There is baggage, to be sure, but they have learned when to speak their minds and when to hold their tongues. They have become, Caffey says, “a sisterhood, a marriage, a family.” The roller-coaster success of the Go-Go’s, Valentine adds, was “a hard-core education in relationships -- I’m a better wife and a better mother and a better friend because of the Go-Go’s.”
“We really do love each other,” Carlisle says. “There’s a chemistry and a magic, and it is not normal ... there has to be some sort of karmic reason for all of that.”

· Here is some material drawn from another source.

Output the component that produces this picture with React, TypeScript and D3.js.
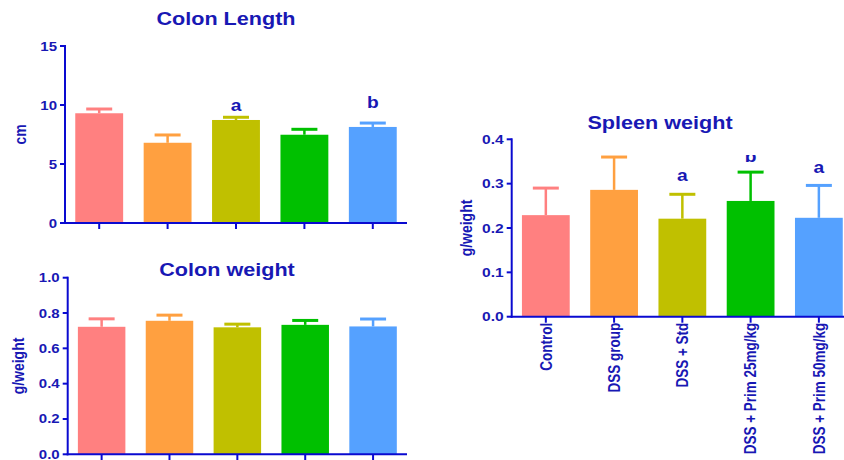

Today, the Go-Go’s are infinitely comfortable with who and what they are, individually and collectively. They operate as a five-woman comedy crew, as bawdy as you’d expect from women who once dressed in garbage bags but more like wacky moms when kids are around. After a quarter of a century, the Go-Go’s are so in tune with what makes them laugh that they practically speak in their own language. They joke that, although they have no plans to record, they want to call their next CD “Countdown to Menopause.” Last Sunday, the group played a short set at the radio station Star 98.7 (KYSR-FM). Richard Blade, the quintessential British import ‘80s DJ, asked them how they managed to look so young.
“We were pickled for quite a few years,” Carlisle demurred.
Their songs, however, remain fresh, as appealing to 5-year-old Hilary Duff fans as they are nostalgic for fiftysomething baby boomers.
“It’s amazing, seeing people of all different ages singing lyrics to songs we wrote when we were so young and thought we knew everything,” Caffey says. “We really captured a moment in time, and that moment has expanded into 25 years.”